We have been, without a doubt, in a terrific time for comedy at the movies. We’ve seen comedies that are the funniest in decades populated with performers without ego, tackling jokes that range from the downright bizarre to the touchingly relatable. But all things must pass, and lately I’ve been wondering if we haven’t seen the end of this beautiful Golden Age. The latest news from the trades makes me think that we indeed have.
The news is that Jeremy Garelick, one of the writers on The Break-Up and lately a member of Todd Phillips’ Frat Pack rewrite stable, will be rewriting and directing the big screen version of Baywatch. His big idea: make it funny! What a great concept! How original! Maybe it’ll work as well as Dragnet.
“It felt like the template to do a movie that was similar to ‘Stripes’ and ‘Police Academy,’ the comedies I loved growing up,” Garelick said.
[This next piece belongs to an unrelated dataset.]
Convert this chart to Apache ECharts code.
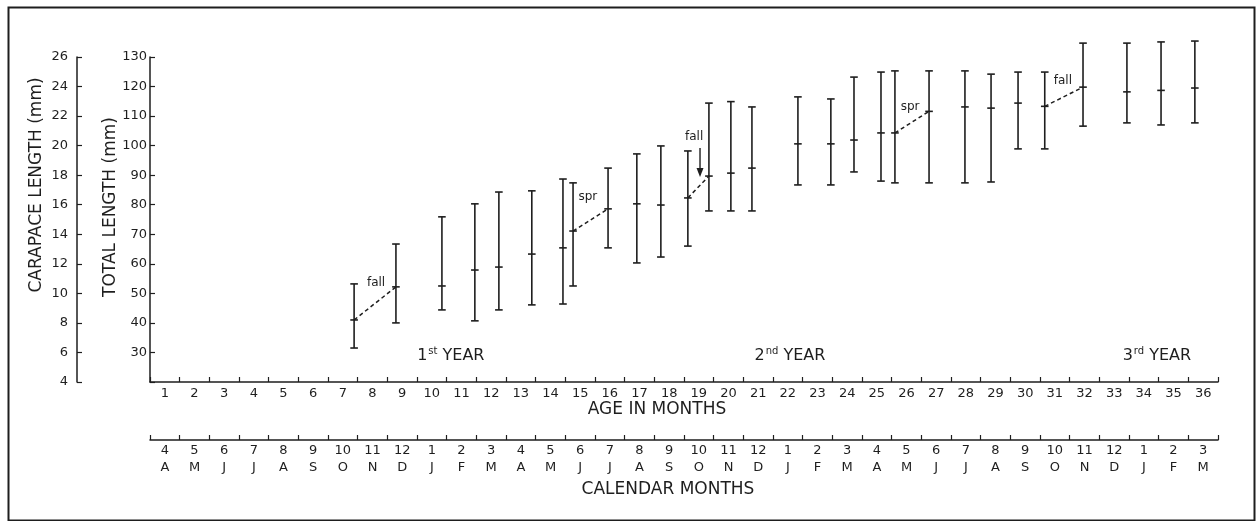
<!DOCTYPE html>
<html><head><meta charset="utf-8">
<script src="https://cdn.jsdelivr.net/npm/echarts@6/dist/echarts.min.js"></script>
<style>html,body{margin:0;padding:0;background:#fff}#c{width:1256px;height:521px}</style>
</head><body><div id="c"></div>
<script>
// ---------- data ----------
const ageLabels = ['1','2','3','4','5','6','7','8','9','10','11','12','13','14','15','16','17','18',
  '19','20','21','22','23','24','25','26','27','28','29','30','31','32','33','34','35','36'];
const calMonthNums = ['4','5','6','7','8','9','10','11','12','1','2','3',
  '4','5','6','7','8','9','10','11','12','1','2','3',
  '4','5','6','7','8','9','10','11','12','1','2','3'];
const calMonthLetters = ['A','M','J','J','A','S','O','N','D','J','F','M',
  'A','M','J','J','A','S','O','N','D','J','F','M',
  'A','M','J','J','A','S','O','N','D','J','F','M'];
// age (months, on the age axis), total length (mm): low / mean / high
const barAge  = [7.38, 8.79, 10.34, 11.45, 12.26, 13.37, 14.42, 14.76, 15.94, 16.91, 17.72, 18.63,
  19.34, 20.08, 20.79, 22.34, 23.45, 24.23, 25.14, 25.61, 26.76, 27.97, 28.85, 29.76, 30.66,
  31.95, 33.43, 34.58, 35.72];
const barLow  = [31.5, 40.0, 44.4, 40.7, 44.4, 46.1, 46.4, 52.5, 65.4, 60.3, 62.3, 66.0,
  77.9, 77.9, 77.9, 86.7, 86.7, 91.1, 88.0, 87.4, 87.4, 87.4, 87.7, 98.9, 98.9,
  106.6, 107.7, 107.0, 107.7];
const barMean = [41.0, 52.2, 52.5, 57.9, 58.9, 63.3, 65.4, 71.1, 78.6, 80.3, 79.9, 82.3,
  89.7, 90.7, 92.4, 100.6, 100.6, 101.9, 104.3, 104.3, 111.6, 113.1, 112.7, 114.4, 113.3,
  119.8, 118.2, 118.7, 119.5];
const barHigh = [53.2, 66.7, 75.9, 80.3, 84.3, 84.7, 88.7, 87.4, 92.4, 97.2, 99.9, 98.2,
  114.4, 114.9, 113.1, 116.5, 115.8, 123.2, 124.9, 125.3, 125.3, 125.3, 124.2, 124.9, 124.9,
  134.7, 134.7, 135.1, 135.4];
// dashed links between means (bar indices)
const linkFrom = [0, 7, 11, 19, 24];
const linkTo   = [1, 8, 12, 20, 25];
// season notes
const noteText = ['fall', 'spr', 'fall', 'spr', 'fall'];
const noteAge  = [8.12, 15.26, 18.84, 26.12, 31.27];
const noteLen  = [53.5, 82.6, 102.9, 113.1, 121.9];
// arrow (age, from length, to length)
const arrowAge = [19.04];
const arrowFrom = [99.2];
const arrowTo = [89.4];
// year labels
const yearNum = ['1', '2', '3'];
const yearSup = ['st', 'nd', 'rd'];
const yearAge = [10.64, 22.07, 34.44];
const yearLen = [28.8, 28.8, 28.8];

// ---------- chart ----------
const FONT = 'DejaVu Sans';
const INK = '#1e1e1e';
const chart = echarts.init(document.getElementById('c'), null, {renderer: 'canvas'});

const catAxisBase = {
  type: 'category', position: 'bottom', boundaryGap: true,
  axisLine: {show: true, lineStyle: {color: INK, width: 1.5}},
  axisTick: {show: true, inside: true, length: 5, interval: 0, lineStyle: {color: INK, width: 1.2}},
  splitLine: {show: false}
};

const series = [];
series.push({
  type: 'custom', name: 'range', xAxisIndex: 0, yAxisIndex: 0, clip: false, silent: true,
  data: barAge.map((a, i) => [a, barLow[i], barMean[i], barHigh[i]]),
  encode: {x: 0, y: [1, 2, 3]},
  renderItem: function (params, api) {
    const pl = api.coord([api.value(0), api.value(1)]);
    const pm = api.coord([api.value(0), api.value(2)]);
    const ph = api.coord([api.value(0), api.value(3)]);
    const x = pl[0], w = 3.8;
    const st = {stroke: INK, lineWidth: 1.6};
    return {type: 'group', children: [
      {type: 'line', shape: {x1: x, y1: ph[1], x2: x, y2: pl[1]}, style: st},
      {type: 'line', shape: {x1: x - w, y1: ph[1], x2: x + w, y2: ph[1]}, style: st},
      {type: 'line', shape: {x1: x - w, y1: pl[1], x2: x + w, y2: pl[1]}, style: st},
      {type: 'line', shape: {x1: x - w, y1: pm[1], x2: x + w, y2: pm[1]}, style: st}
    ]};
  }
});
linkFrom.forEach((a, k) => {
  const b = linkTo[k];
  series.push({
    type: 'line', xAxisIndex: 0, yAxisIndex: 0, silent: true, symbol: 'none',
    data: [[barAge[a], barMean[a]], [barAge[b], barMean[b]]],
    lineStyle: {color: INK, width: 1.5, type: [4, 3]}
  });
});
// text annotations drawn as custom text elements anchored at data coordinates
series.push({
  type: 'custom', xAxisIndex: 0, yAxisIndex: 0, clip: false, silent: true,
  data: noteText.map((t, i) => [noteAge[i], noteLen[i], t]),
  encode: {x: 0, y: 1},
  renderItem: function (params, api) {
    const p = api.coord([api.value(0), api.value(1)]);
    return {type: 'text', x: p[0], y: p[1],
      style: {text: noteText[params.dataIndex], fontFamily: FONT, fontSize: 12, fill: INK,
        align: 'center', verticalAlign: 'middle'}};
  }
});
series.push({
  type: 'custom', xAxisIndex: 0, yAxisIndex: 0, clip: false, silent: true,
  data: yearNum.map((n, i) => [yearAge[i], yearLen[i]]),
  encode: {x: 0, y: 1},
  renderItem: function (params, api) {
    const p = api.coord([api.value(0), api.value(1)]);
    const i = params.dataIndex;
    return {type: 'text', x: p[0], y: p[1],
      style: {text: '{n|' + yearNum[i] + '}{s|' + yearSup[i] + '}{y| YEAR}',
        align: 'center', verticalAlign: 'middle',
        rich: {
          n: {fontFamily: FONT, fontSize: 16, fill: INK},
          s: {fontFamily: FONT, fontSize: 10, fill: INK, padding: [0, 0, 9, 1]},
          y: {fontFamily: FONT, fontSize: 16, fill: INK}
        }}};
  }
});
series.push({
  type: 'custom', xAxisIndex: 0, yAxisIndex: 0, clip: false, silent: true,
  data: arrowAge.map((a, i) => [a, arrowFrom[i], arrowTo[i]]),
  encode: {x: 0, y: [1, 2]},
  renderItem: function (params, api) {
    const p1 = api.coord([api.value(0), api.value(1)]);
    const p2 = api.coord([api.value(0), api.value(2)]);
    return {type: 'group', children: [
      {type: 'line', shape: {x1: p1[0], y1: p1[1], x2: p2[0], y2: p2[1] - 6}, style: {stroke: INK, lineWidth: 1.4}},
      {type: 'polygon', shape: {points: [[p2[0] - 3.5, p2[1] - 9], [p2[0] + 3.5, p2[1] - 9], [p2[0], p2[1]]]}, style: {fill: INK}}
    ]};
  }
});

const option = {
  animation: false,
  backgroundColor: '#fff',
  textStyle: {fontFamily: FONT, color: INK},
  grid: {left: 150, right: 38, top: 57, bottom: 139, containLabel: false},
  xAxis: [
    {type: 'value', min: 0.5, max: 36.5, show: false},
    Object.assign({}, catAxisBase, {
      data: ageLabels, offset: 0,
      axisLabel: {interval: 0, fontFamily: FONT, fontSize: 13, color: INK, margin: 5}
    }),
    Object.assign({}, catAxisBase, {
      data: calMonthNums.map((n, i) => n + '\n' + calMonthLetters[i]), offset: 58,
      axisLabel: {interval: 0, fontFamily: FONT, fontSize: 13, lineHeight: 17, color: INK, margin: 2}
    })
  ],
  yAxis: [
    {type: 'value', min: 20, max: 130, interval: 10, position: 'left', offset: 0,
      axisLine: {show: true, lineStyle: {color: INK, width: 1.5}},
      axisTick: {show: true, inside: true, length: 5, lineStyle: {color: INK, width: 1.2}},
      axisLabel: {formatter: v => (v === 20 ? '' : String(v)), fontFamily: FONT, fontSize: 13, color: INK, margin: 3},
      splitLine: {show: false}},
    {type: 'value', min: 4, max: 26, interval: 2, position: 'left', offset: 73,
      axisLine: {show: true, lineStyle: {color: INK, width: 1.5}},
      axisTick: {show: true, inside: true, length: 5, lineStyle: {color: INK, width: 1.2}},
      axisLabel: {fontFamily: FONT, fontSize: 13, color: INK, margin: 9},
      splitLine: {show: false}}
  ],
  graphic: [
    {type: 'rect', left: 6, top: 5, shape: {x: 0, y: 0, width: 1246, height: 513},
      style: {fill: 'none', stroke: INK, lineWidth: 2}, silent: true},
    {type: 'text', x: 37, y: 185, rotation: Math.PI / 2,
      style: {text: 'CARAPACE LENGTH (mm)', fontFamily: FONT, fontSize: 17, fill: INK, align: 'center', verticalAlign: 'middle'}},
    {type: 'text', x: 111, y: 207, rotation: Math.PI / 2,
      style: {text: 'TOTAL LENGTH (mm)', fontFamily: FONT, fontSize: 17, fill: INK, align: 'center', verticalAlign: 'middle'}},
    {type: 'text', x: 657, y: 410,
      style: {text: 'AGE IN MONTHS', fontFamily: FONT, fontSize: 17, fill: INK, align: 'center', verticalAlign: 'middle'}},
    {type: 'text', x: 668, y: 490,
      style: {text: 'CALENDAR MONTHS', fontFamily: FONT, fontSize: 17, fill: INK, align: 'center', verticalAlign: 'middle'}}
  ],
  series: series
};
chart.setOption(option);
</script>
</body></html>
That’s interesting. Look at those two movies: Police Academy is, without a doubt, bad. It shines in comparison to the myriad sequels, but the original (which I actually recently rewatched) is pretty awful, offering slight pleasures. Stripes is two thirds of a great movie with a truly horrendous third act that is so cripplingly bad I usually turn the movie off once the characters leave boot camp and pretend it ends there. I mean, I guess you get cred from mentioning Stripes because it is pretty brilliant for that first two thirds, but you also get the impression that maybe you don’t understand why Stripes‘ last third is the template for all sorts of shitty big budget comedies that came in the 80s and 90s.
At any rate, a retarded sex comedy poking fun at a TV show that is beyond parody sounds exactly like the kind of big money movie that will bring to a halt our era of interesting, risk-taking comedies. Enjoy it while it lasts.